During the last four years, I have been the BOCC liaison the Frederick County Planning Commission, and, of course, as a county commissioner, As such, I have participated in virtually every public conversation about the new comprehensive plan, met with community groups, landowners, developers and others, worked with staff, and with my colleagues on the board with regard to every chapter of text, every map, every parcel.
Not surprisingly, I think the new, updated Frederick County Comprehensive Plan is an immense improvement, and an excellent blueprint for the county. I’m proud of what was accomplished: accommodating growth to meet state population projections while pulling back on sprawl, addressing infrastructure much more than earlier plans, incorporating a range of important environmental concerns, preserving agricultural areas and rural communities, and much more.
Those who want to become more familiar with the plan are encouraged to go here:
http://www.frederickcountymd.gov/index.aspx?nid=170
I should add that when you hear other candidates talk about “the downzoning of over 600 properties” in the comprehensive plan, you are hearing an intentional and specious misrepresentation of the fact by people who do know better, but want to mislead you.
The overwhelming majority of the properties they are including were subject to very minor changes which had zero affect on the value of the land, the use of the land, or the potential use of the land. For instance, a great many were on the list (of properties with changes) because the county adjusted our maps to reflect the new and more precise FEMA floodplain maps. Another example is that the county decided removed the Resource Conservation zoning from miles of minor tributary streams in and through land zoned Agriculture (in part because of the recognition that other regulations addressed and protected these small streams).
It is also completely inaccurate to say that every one of the goals and objectives of the plan could have been achieved without some of the downzoning. Large amounts of low density sprawl, on well and septic (in some areas applied to all the remaining areas or corridors of working farms and wooded stream valleys) was not compatible with the goals and objectives of the new plan.
2. Do you think that Frederick County needs to grow beyond what is planned for in the 2010 Comprehensive Plan? Please explain.
No.
But I should elaborate.
The Comprehensive Plan is a 20 year plan. But it will not remain as it is today for the next twenty years. Aspects of the plan will be adjusted are various intervals, and the entire plan itself will be revisited multiple times before twenty years have passed.
The plan as it is now responsibly plans for growth projected for the county during the next fifteen to twenty years. It will, however, be altered by the choices of municipalities in the county, which will be reflected in the plan. It will be altered by changes made as specific areas and corridors are revisited in a detailed manner. And so on.
As it is right now, though, it includes room for growth – in the right places, and in a responsible manner. And there’s no good reason to expand on that at this time or in the near future. We should focus on making sure that the growth that is currently planned is done well, and in a way that does not impose significant negative effects on our existing communities, such as increased traffic congestion, school overcrowding, inadequate parks and higher taxes.
3. Please state your position on the Dominion Transmission Inc. purchase and planned development (gas compressor station) of 135 acres of historic, agricultural land in Middletown Valley.

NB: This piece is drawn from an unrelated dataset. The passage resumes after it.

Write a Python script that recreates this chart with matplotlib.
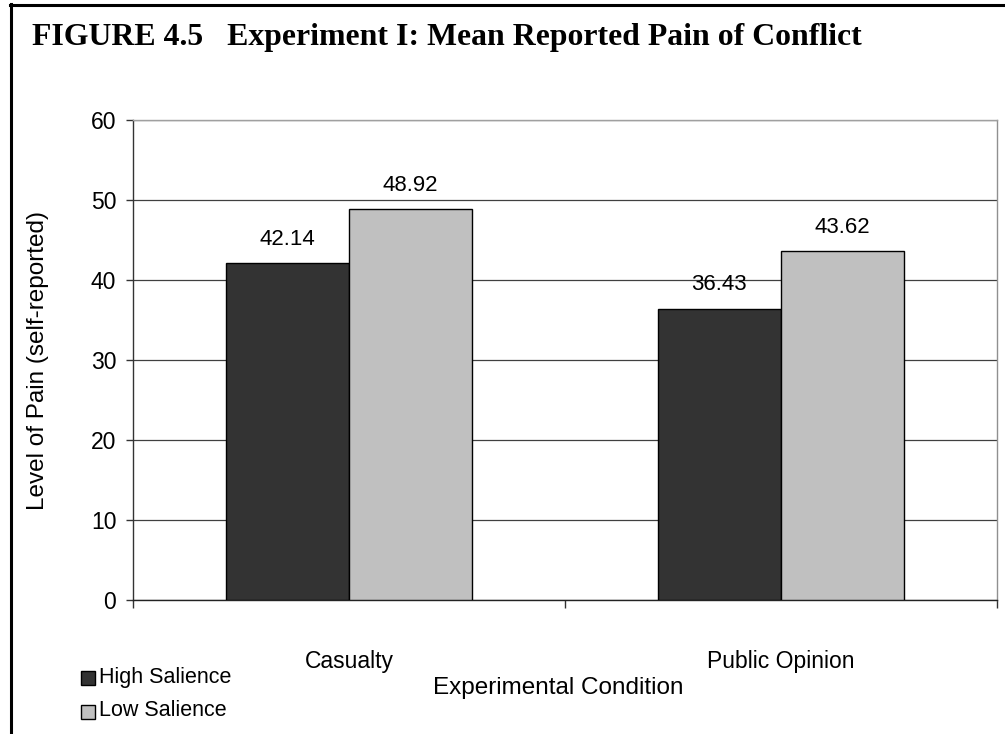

Broadly speaking, I have been supportive of the efforts of Citizens for the Preservation of Middletown Valley since the beginning. More specifically, I am utterly opposed to the Dominion natural gas compressor station proposed to be located in the agricultural landscape west of Middletown.
I attended a few meetings in Middletown, testified at the very well attended FERC hearing, corresponded with many concerns citizens in the area, worked to make county residents outside of the affected area more aware of the issue, helped draft the letters of opposition sent by the Board of County Commissioners to Dominion Transmission Inc. and the Federal Energy Regulatory Agency, and more.

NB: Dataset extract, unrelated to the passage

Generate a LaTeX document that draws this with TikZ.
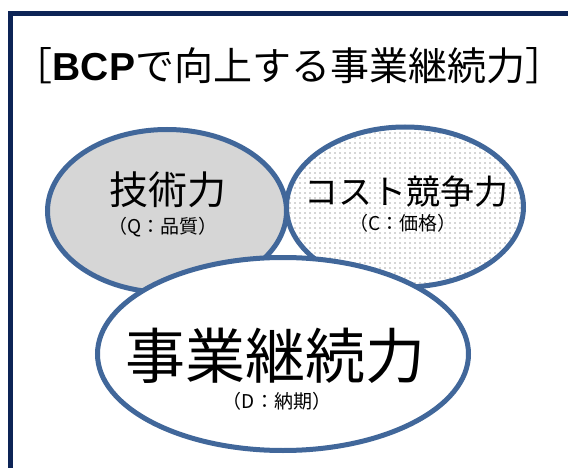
\documentclass[tikz,border=0pt]{standalone}
\usepackage{fontspec}
\newfontfamily\jp{Noto Sans CJK JP}
\newfontfamily\latinsans{Liberation Sans}
\usetikzlibrary{shapes.geometric,patterns.meta}
\definecolor{framecol}{HTML}{0D2456}
\definecolor{edgecol}{HTML}{41679A}
\definecolor{grayfill}{HTML}{D6D6D6}
\definecolor{dotcol}{HTML}{505050}
\tikzset{
  bubble/.style={ellipse, draw=edgecol, line width=5pt, inner sep=0pt},
  lbl/.style={inner sep=0pt, text=black, font=\jp},
}
\begin{document}
\begin{tikzpicture}[x=1pt,y=-1pt]
\useasboundingbox (0,0) rectangle (568,468);
\clip (0,0) rectangle (568,468);
\fill[white] (0,0) rectangle (568,468);
\draw[framecol, line width=4.5pt] (10.5,13.5) rectangle (640,540);
\node[lbl, font=\jp\fontsize{39}{43}\selectfont] (title) at (289,66) {［{\latinsans\bfseries BCP}で向上する事業継続力］};
\node[bubble, fill=grayfill, minimum width=239pt, minimum height=163pt] (quality) at (167,211) {};
\node[bubble, preaction={fill=white}, pattern={Dots[distance=5pt,radius=0.65pt]}, pattern color=dotcol, minimum width=237pt, minimum height=160pt] (cost) at (405,207) {};
\node[bubble, fill=white, minimum width=371pt, minimum height=193pt] (cont) at (283,354) {};
\node[lbl, font=\jp\fontsize{39}{42}\selectfont] (qname) at (168,190) {技術力};
\node[lbl, font=\jp\fontsize{19}{21}\selectfont] (qsub) at (163,227) {（Q：品質）};
\node[lbl, font=\jp\fontsize{34}{38}\selectfont] (cname) at (406,192) {コスト競争力};
\node[lbl, font=\jp\fontsize{19}{21}\selectfont] (csub) at (403,223) {（C：価格）};
\node[lbl, font=\jp\fontsize{60}{64}\selectfont] (dname) at (275,356) {事業継続力};
\node[lbl, font=\jp\fontsize{19}{21}\selectfont] (dsub) at (277,401) {（D：納期）};
\end{tikzpicture}
\end{document}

Those letters expressed a number of the excellent reasons why locating the facility at the proposed site would be a big mistake, and should not happen. I can’t post them here, but would be happy to send copies of those letters to anyone who would like one. Email me at kai@catoctinmountain.com
The bottom line is that, even if the gas lines are necessary, it is not clearly necessary that they pass through this area, and it is certainly not necessary for the compressor station to be located in an area that is zoned agricultural – and, in this case, also part of a Rural Legacy Area (where the county and state have invested significant monies to preserve the area).

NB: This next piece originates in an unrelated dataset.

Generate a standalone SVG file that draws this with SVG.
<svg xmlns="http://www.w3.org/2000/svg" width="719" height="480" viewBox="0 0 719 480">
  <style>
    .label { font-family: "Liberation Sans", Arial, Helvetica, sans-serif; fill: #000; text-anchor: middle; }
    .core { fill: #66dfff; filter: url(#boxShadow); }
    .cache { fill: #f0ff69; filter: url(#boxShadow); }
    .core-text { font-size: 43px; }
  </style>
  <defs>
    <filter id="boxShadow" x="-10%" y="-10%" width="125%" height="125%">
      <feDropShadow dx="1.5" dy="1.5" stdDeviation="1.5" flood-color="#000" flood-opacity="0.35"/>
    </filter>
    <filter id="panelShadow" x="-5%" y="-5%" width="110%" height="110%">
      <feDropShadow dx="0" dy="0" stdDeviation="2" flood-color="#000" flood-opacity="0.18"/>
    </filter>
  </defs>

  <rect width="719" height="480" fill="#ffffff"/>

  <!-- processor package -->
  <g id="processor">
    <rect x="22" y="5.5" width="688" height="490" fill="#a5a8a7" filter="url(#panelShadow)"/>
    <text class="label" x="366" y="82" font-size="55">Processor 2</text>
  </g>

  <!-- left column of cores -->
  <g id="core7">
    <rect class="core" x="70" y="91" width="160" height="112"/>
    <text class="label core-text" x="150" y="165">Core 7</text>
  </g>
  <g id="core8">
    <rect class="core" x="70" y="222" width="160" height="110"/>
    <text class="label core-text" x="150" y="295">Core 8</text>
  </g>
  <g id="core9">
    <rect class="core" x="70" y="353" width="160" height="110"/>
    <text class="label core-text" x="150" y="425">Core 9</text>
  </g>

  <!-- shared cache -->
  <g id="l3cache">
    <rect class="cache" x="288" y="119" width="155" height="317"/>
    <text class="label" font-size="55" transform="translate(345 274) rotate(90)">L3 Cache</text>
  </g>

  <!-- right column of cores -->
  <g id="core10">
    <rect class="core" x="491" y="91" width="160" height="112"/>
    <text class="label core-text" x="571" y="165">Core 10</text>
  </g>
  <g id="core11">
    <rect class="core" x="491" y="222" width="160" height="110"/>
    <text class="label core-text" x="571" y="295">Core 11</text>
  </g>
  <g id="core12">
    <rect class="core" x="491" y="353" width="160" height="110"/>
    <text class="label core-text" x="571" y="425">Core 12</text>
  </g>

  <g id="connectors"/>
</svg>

4. If elected, please list your top three priorities for the next four years.
I’ll mention four: Budgets and fiscal management. Growth management and transportation. Education. Waste management.
The county budget is the single most important responsibility of the Board of County Commissioners. How and how efficiently we invest tax dollars reflects the priorities of a complex community that will always have limited resources and competing needs and priorities. I have approached the challenging budget processes we have engaged the last two and a half years by being as informed and thoughtful as possible, taking a thorough and surgical approach, rather than the sort of meat axe approach some candidates seem to offer. I have voted for major spending cuts without crippling important services. Sound fiscal management during tough times has even earned an upgrade to the county’s bond rating. My commitment to truly smart growth also fights the “hidden tax” of subsidizing inefficient infrastructure for sprawl development.
Growth management and transportation is about much more than “Growth management and transportation.” By that, I mean it must be addressed in a manner that recognizes that is dramatically affects everything else – everything. How well we plan and shape our communities, including all elements, is part and parcel of successful and sustainable economic development, community life, county services, and much more. The new plan ends sprawl and supports smart, responsible growth, focused where infrastructure exists or is less costly to provide. It also protects rural areas and historic, cultural and environmental resources. We can’t go back to government by the developers, for the developers.
We are fortunate to have excellent schools in Maryland and in Frederick County. That we do is a reflection of well-placed values and priorities. It is essential that we continue to maintain that level of excellence, even as we must continually examine how to be more efficient and cost-effective. It is only one of many reasons to do so, but communities with outstanding educational institutions, at all levels, attract educated employers and employees. I have been a strong advocate for education, and I was endorsed – again – by the Frederick County Teachers Association.
The so called “Waste-to-Energy” incinerator is addressed in more details below, but would certainly be, by far, the greatest financial risk the county would face in the next few decades, if we do not back away from it while we can. The county overstated the need for the massive regional incinerator, exaggerated the benefits. under-appreciated the economic risk, and profoundly under-valued the benefits of a more flexible and integrated approach that produces more jobs without making us the trash capital of western Maryland. I am committed to voting to end the project, which will be a decision that the next Board of County Commissioners will have the opportunity to make.
I’ll continue to put people first. Good policy requires the right priorities and process: thoughtful and sound budgeting without increasing taxes; smart and efficient growth; and valuing and maintaining educational excellence. Stop the extremely expensive and risky incinerator.